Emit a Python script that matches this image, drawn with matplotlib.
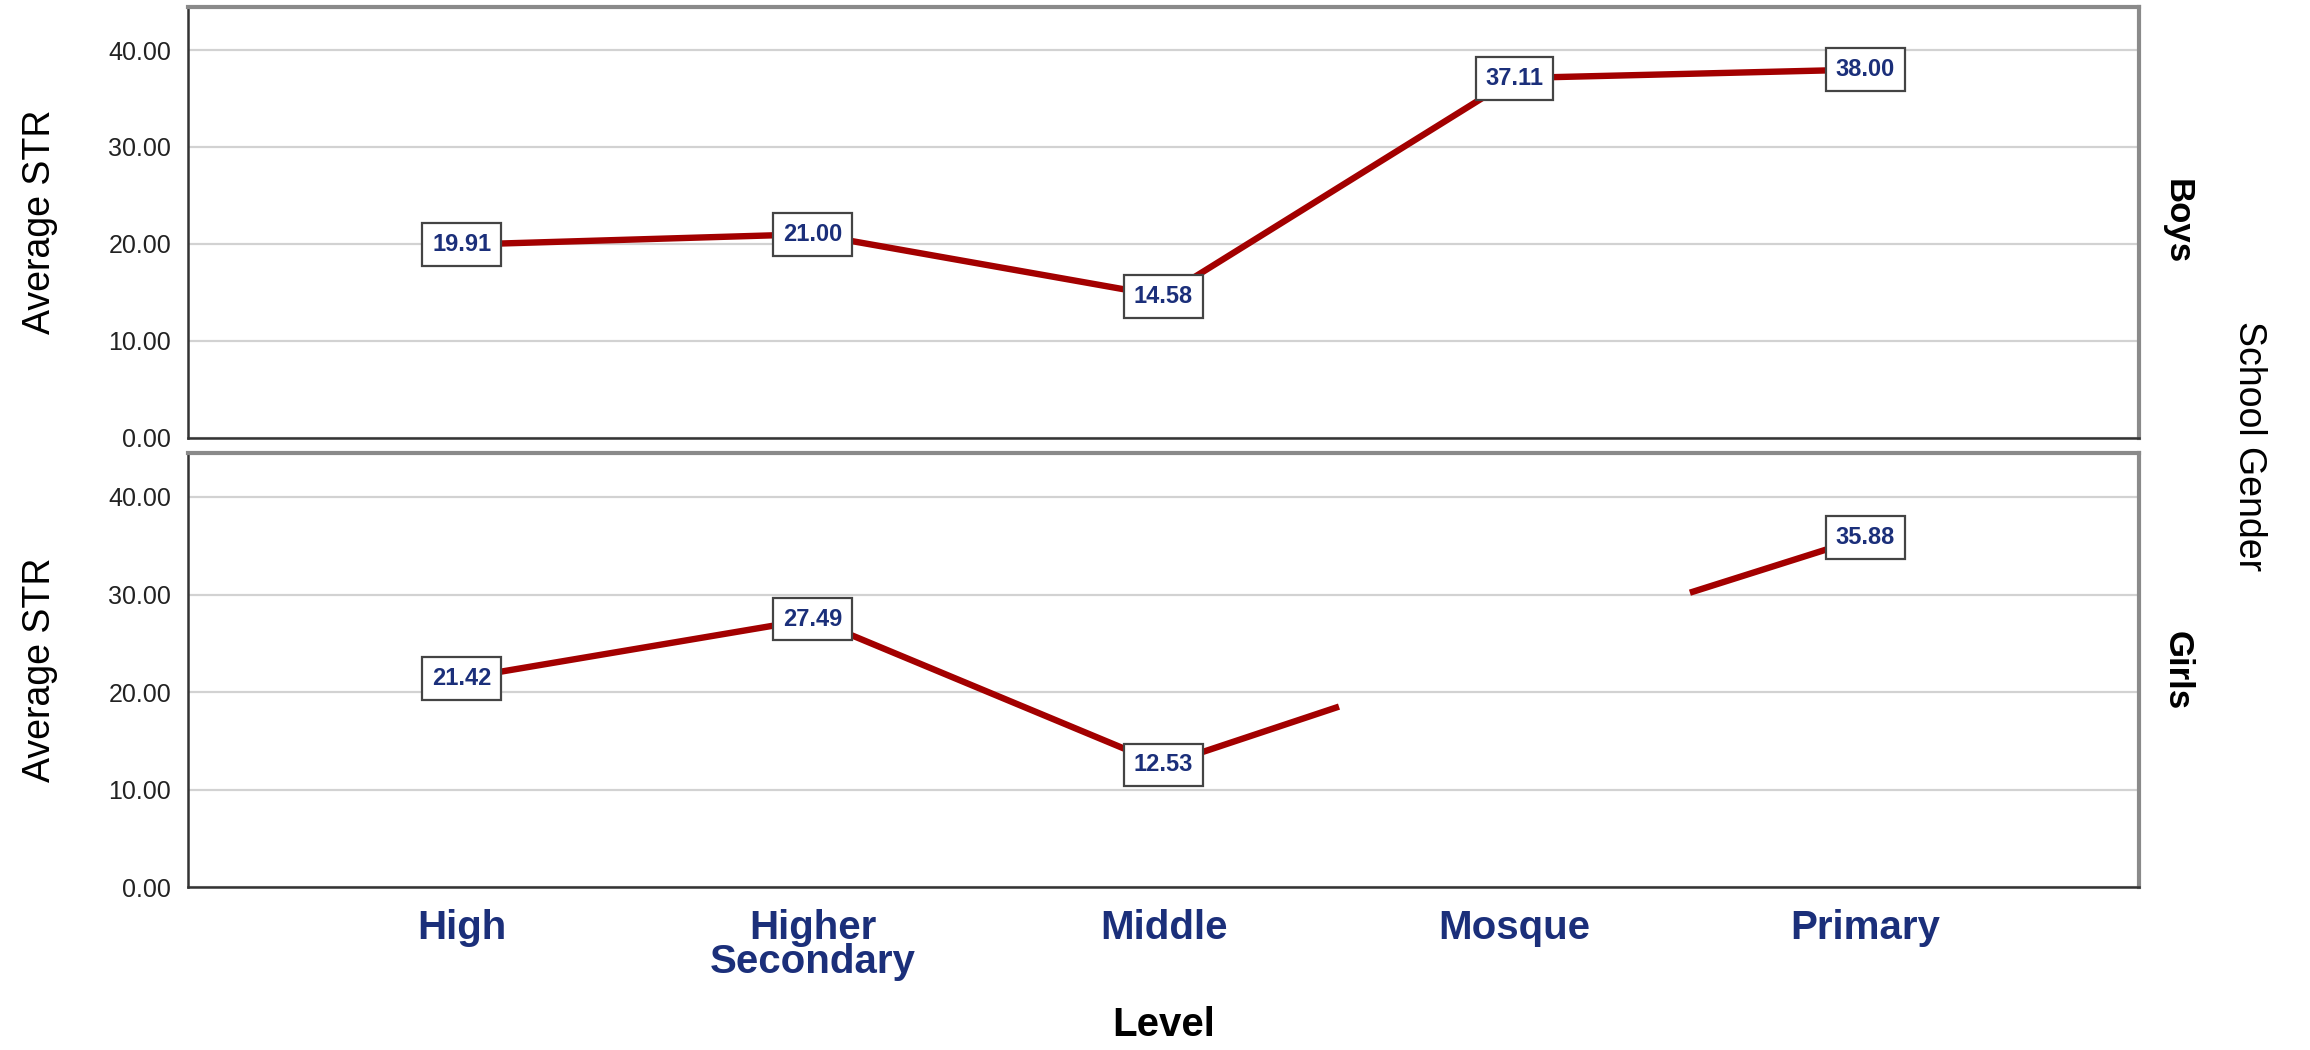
import matplotlib.pyplot as plt

levels = ['High', 'Higher\nSecondary', 'Middle', 'Mosque', 'Primary']
boys_str = [19.91, 21.00, 14.58, 37.11, 38.00]
# Mosque for girls has no label; the line only shows half-segments toward it
girls_str = [21.42, 27.49, 12.53, 24.5, 35.88]
girls_labeled = [True, True, True, False, True]
y_ticks = [0, 10, 20, 30, 40]

line_color = '#A30000'
text_blue = '#1B2F7A'
plt.rcParams['font.family'] = ['Liberation Sans', 'DejaVu Sans']

fig = plt.figure(figsize=(23.1, 10.5), dpi=100)
ax_top = fig.add_axes([0.0814, 0.5833, 0.8446, 0.4105])
ax_bot = fig.add_axes([0.0814, 0.1550, 0.8446, 0.4135])


def style_axis(ax):
  ax.set_xlim(-0.78, 4.78)
  ax.set_ylim(0, 44.5)
  ax.set_yticks(y_ticks)
  ax.set_yticklabels(['%.2f' % v for v in y_ticks], fontsize=18, color='#222222')
  ax.tick_params(axis='y', length=0, pad=12)
  ax.grid(axis='y', color='#d2d2d2', linewidth=1.6)
  ax.set_axisbelow(True)
  for side in ['left', 'bottom']:
    ax.spines[side].set_color('#333333')
    ax.spines[side].set_linewidth(1.8)
  for side in ['top', 'right']:
    ax.spines[side].set_color('#8a8a8a')
    ax.spines[side].set_linewidth(3)
  ax.set_ylabel('Average STR', fontsize=27, labelpad=36)


def value_label(ax, x, y):
  ax.text(x, y, '%.2f' % y, ha='center', va='center', fontsize=17,
          fontweight='bold', color=text_blue, zorder=5,
          bbox=dict(boxstyle='square,pad=0.42', fc='white', ec='#444444', lw=1.6))


xs = list(range(len(levels)))
lw = 4.6

# Boys
style_axis(ax_top)
ax_top.plot(xs, boys_str, color=line_color, lw=lw, solid_capstyle='butt', zorder=3)
for x, y in zip(xs, boys_str):
  value_label(ax_top, x, y)
ax_top.set_xticks(xs)
ax_top.tick_params(axis='x', length=0, labelbottom=False)

# Girls
style_axis(ax_bot)
m = levels.index('Mosque')
ax_bot.plot(xs[:m], girls_str[:m], color=line_color, lw=lw, solid_capstyle='butt', zorder=3)
ax_bot.plot([xs[m - 1], (xs[m - 1] + xs[m]) / 2],
            [girls_str[m - 1], (girls_str[m - 1] + girls_str[m]) / 2],
            color=line_color, lw=lw, solid_capstyle='butt', zorder=3)
ax_bot.plot([(xs[m] + xs[m + 1]) / 2, xs[m + 1]],
            [(girls_str[m] + girls_str[m + 1]) / 2, girls_str[m + 1]],
            color=line_color, lw=lw, solid_capstyle='butt', zorder=3)
for x, y, show in zip(xs, girls_str, girls_labeled):
  if show:
    value_label(ax_bot, x, y)
ax_bot.set_xticks(xs)
ax_bot.set_xticklabels(levels, fontsize=29, fontweight='bold', color=text_blue,
                       linespacing=0.85, va='top')
ax_bot.tick_params(axis='x', length=0, pad=16)
ax_bot.set_xlabel('Level', fontsize=29, fontweight='bold', labelpad=18)

# facet labels on the right
fig.text(0.9425, 0.7890, 'Boys', rotation=-90, ha='center', va='center',
         fontsize=25, fontweight='bold')
fig.text(0.9425, 0.3617, 'Girls', rotation=-90, ha='center', va='center',
         fontsize=25, fontweight='bold')
fig.text(0.9737, 0.5752, 'School Gender', rotation=-90, ha='center', va='center',
         fontsize=27)

fig.savefig('out.png', dpi=100)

+ + + +

Task: Write out again, exactly, the lines from the start of the listing up to the line containing "import matplotlib.pyplot as plt", with both ends and without pictures.

Answer to the problem:
Emit a Python script that matches this image, drawn with matplotlib.
import matplotlib.pyplot as plt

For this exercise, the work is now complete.